## Work to be completed
Make an exact transcription of the material, leaving out all images.

## Data lines
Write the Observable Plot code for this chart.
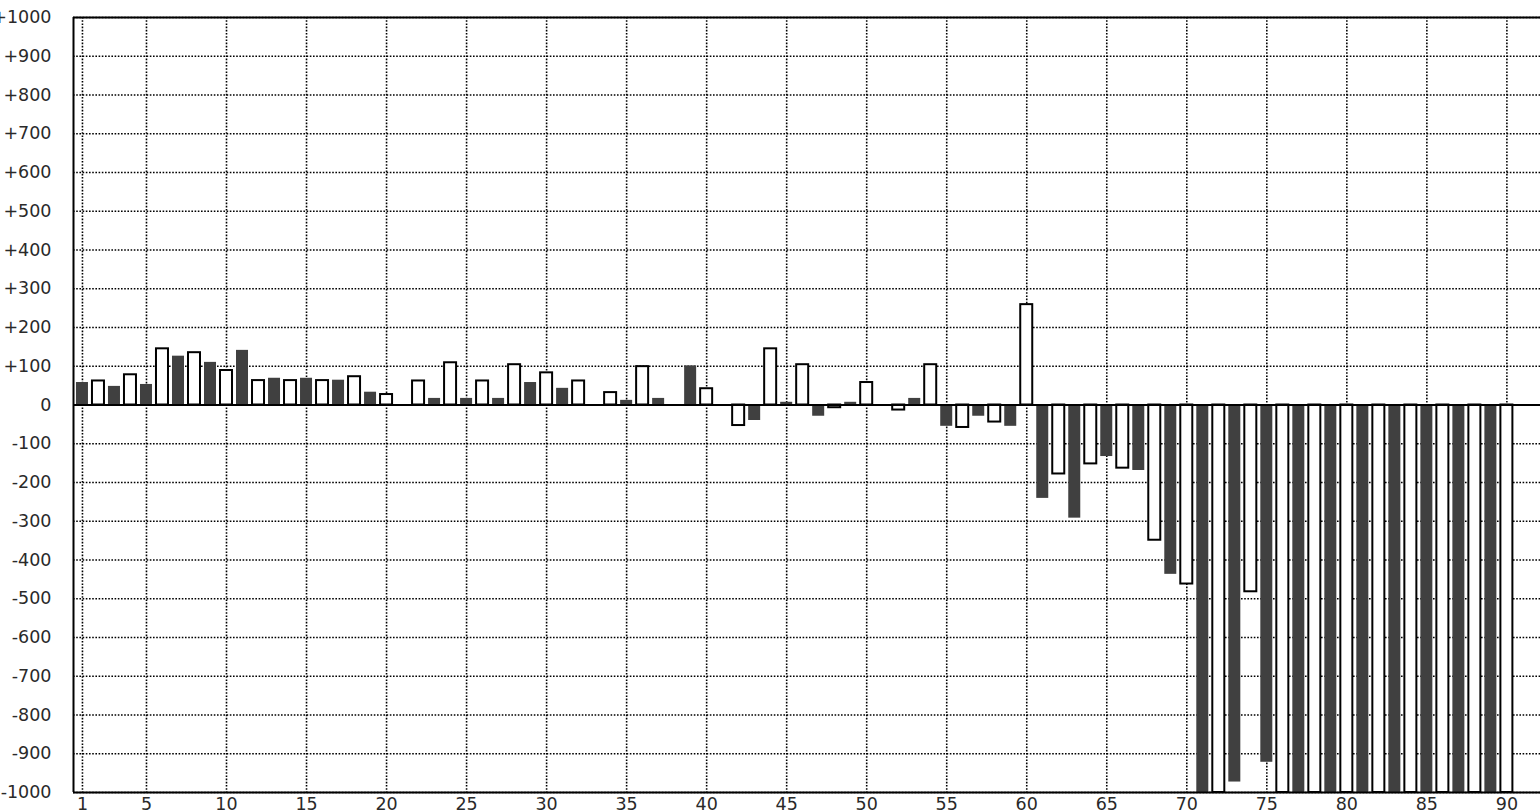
<!DOCTYPE html>
<html>
<head>
<meta charset="utf-8">
<script src="https://cdn.jsdelivr.net/npm/d3@7"></script>
<script src="https://cdn.jsdelivr.net/npm/@observablehq/plot@0.6"></script>
<style>
html, body { margin: 0; padding: 0; background: #fff; overflow: hidden; }
</style>
</head>
<body>
<div id="chart"></div>
<script>
const positions = [1,2,3,4,5,6,7,8,9,10,11,12,13,14,15,16,17,18,19,20,
  21,22,23,24,25,26,27,28,29,30,31,32,33,34,35,36,37,38,39,40,
  41,42,43,44,45,46,47,48,49,50,51,52,53,54,55,56,57,58,59,60,
  61,62,63,64,65,66,67,68,69,70,71,72,73,74,75,76,77,78,79,80,
  81,82,83,84,85,86,87,88,89,90];
const values = [58,62,48,78,53,145,126,135,110,89,141,63,69,63,69,63,64,73,33,27,
  0,62,17,109,17,62,17,104,58,83,43,62,0,32,12,99,17,0,101,42,
  0,-53,-40,145,7,104,-29,-7,7,58,0,-13,17,104,-55,-58,-29,-44,-55,259,
  -241,-178,-292,-152,-133,-163,-169,-349,-437,-462,-1000,-1000,-973,-482,-922,-1000,-1000,-1000,-1000,-1000,
  -1000,-1000,-1000,-1000,-1000,-1000,-1000,-1000,-1000,-1000];
const xTicks = [1,5,10,15,20,25,30,35,40,45,50,55,60,65,70,75,80,85,90];
const yTicks = [-1000,-900,-800,-700,-600,-500,-400,-300,-200,-100,0,100,200,300,400,500,600,700,800,900,1000];

const data = positions.map((p, k) => ({p, v: values[k], series: p % 2 === 1 ? "dark" : "light"}))
  .filter(d => d.v !== 0);
const darkBars = data.filter(d => d.series === "dark");
const lightBars = data.filter(d => d.series === "light");

const xDomain = [0.44, 92.1];
const yDomain = [-1000, 1000];
const dots = {stroke: "#000", strokeOpacity: 1, strokeWidth: 1.6, strokeDasharray: "1.6,1.6"};

const chart = Plot.plot({
  width: 1540,
  height: 812,
  marginTop: 17,
  marginBottom: 20,
  marginLeft: 73,
  marginRight: 0,
  style: {fontFamily: "'DejaVu Sans', sans-serif", fontSize: "17.5px", color: "#2a2a2a", background: "#fff"},
  x: {domain: xDomain},
  y: {domain: yDomain},
  marks: [
    Plot.gridX(xTicks, dots),
    Plot.gridY(yTicks, dots),
    Plot.rect(darkBars, {x1: d => d.p - 0.5, x2: d => d.p + 0.5, y1: 0, y2: "v", fill: "#404040", insetLeft: 2, insetRight: 2}),
    Plot.rect(lightBars, {x1: d => d.p - 0.5, x2: d => d.p + 0.5, y1: 0, y2: "v", fill: "#fff", stroke: "#000", strokeWidth: 2, insetLeft: 2, insetRight: 2}),
    Plot.ruleY([0], {stroke: "#000", strokeWidth: 2}),
    Plot.ruleY([yDomain[1]], {stroke: "#000", strokeWidth: 2}),
    Plot.ruleY([yDomain[0]], {stroke: "#000", strokeWidth: 2}),
    Plot.ruleX([xDomain[0]], {stroke: "#000", strokeWidth: 2}),
    Plot.axisX(xTicks, {tickSize: 0, tickPadding: 5, tickFormat: d => String(d), label: null}),
    Plot.axisY(yTicks, {tickSize: 0, tickPadding: 22, label: null,
      tickFormat: d => d > 0 ? "+" + d : d < 0 ? "-" + Math.abs(d) : "0"})
  ]
});
document.getElementById("chart").appendChild(chart);
</script>
</body>
</html>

## Correct response
Write the Observable Plot code for this chart.
<!DOCTYPE html>
<html>
<head>
<meta charset="utf-8">
<script src="https://cdn.jsdelivr.net/npm/d3@7"></script>
<script src="https://cdn.jsdelivr.net/npm/@observablehq/plot@0.6"></script>
<style>
html, body { margin: 0; padding: 0; background: #fff; overflow: hidden; }
</style>
</head>
<body>
<div id="chart"></div>
<script>
const positions = [1,2,3,4,5,6,7,8,9,10,11,12,13,14,15,16,17,18,19,20,
  21,22,23,24,25,26,27,28,29,30,31,32,33,34,35,36,37,38,39,40,
  41,42,43,44,45,46,47,48,49,50,51,52,53,54,55,56,57,58,59,60,
  61,62,63,64,65,66,67,68,69,70,71,72,73,74,75,76,77,78,79,80,
  81,82,83,84,85,86,87,88,89,90];
const values = [58,62,48,78,53,145,126,135,110,89,141,63,69,63,69,63,64,73,33,27,
  0,62,17,109,17,62,17,104,58,83,43,62,0,32,12,99,17,0,101,42,
  0,-53,-40,145,7,104,-29,-7,7,58,0,-13,17,104,-55,-58,-29,-44,-55,259,
  -241,-178,-292,-152,-133,-163,-169,-349,-437,-462,-1000,-1000,-973,-482,-922,-1000,-1000,-1000,-1000,-1000,
  -1000,-1000,-1000,-1000,-1000,-1000,-1000,-1000,-1000,-1000];
const xTicks = [1,5,10,15,20,25,30,35,40,45,50,55,60,65,70,75,80,85,90];
const yTicks = [-1000,-900,-800,-700,-600,-500,-400,-300,-200,-100,0,100,200,300,400,500,600,700,800,900,1000];

const data = positions.map((p, k) => ({p, v: values[k], series: p % 2 === 1 ? "dark" : "light"}))
  .filter(d => d.v !== 0);
const darkBars = data.filter(d => d.series === "dark");
const lightBars = data.filter(d => d.series === "light");

const xDomain = [0.44, 92.1];
const yDomain = [-1000, 1000];
const dots = {stroke: "#000", strokeOpacity: 1, strokeWidth: 1.6, strokeDasharray: "1.6,1.6"};

const chart = Plot.plot({
  width: 1540,
  height: 812,
  marginTop: 17,
  marginBottom: 20,
  marginLeft: 73,
  marginRight: 0,
  style: {fontFamily: "'DejaVu Sans', sans-serif", fontSize: "17.5px", color: "#2a2a2a", background: "#fff"},
  x: {domain: xDomain},
  y: {domain: yDomain},
  marks: [
    Plot.gridX(xTicks, dots),
    Plot.gridY(yTicks, dots),
    Plot.rect(darkBars, {x1: d => d.p - 0.5, x2: d => d.p + 0.5, y1: 0, y2: "v", fill: "#404040", insetLeft: 2, insetRight: 2}),
    Plot.rect(lightBars, {x1: d => d.p - 0.5, x2: d => d.p + 0.5, y1: 0, y2: "v", fill: "#fff", stroke: "#000", strokeWidth: 2, insetLeft: 2, insetRight: 2}),
    Plot.ruleY([0], {stroke: "#000", strokeWidth: 2}),
    Plot.ruleY([yDomain[1]], {stroke: "#000", strokeWidth: 2}),
    Plot.ruleY([yDomain[0]], {stroke: "#000", strokeWidth: 2}),
    Plot.ruleX([xDomain[0]], {stroke: "#000", strokeWidth: 2}),
    Plot.axisX(xTicks, {tickSize: 0, tickPadding: 5, tickFormat: d => String(d), label: null}),
    Plot.axisY(yTicks, {tickSize: 0, tickPadding: 22, label: null,
      tickFormat: d => d > 0 ? "+" + d : d < 0 ? "-" + Math.abs(d) : "0"})
  ]
});
document.getElementById("chart").appendChild(chart);
</script>
</body>
</html>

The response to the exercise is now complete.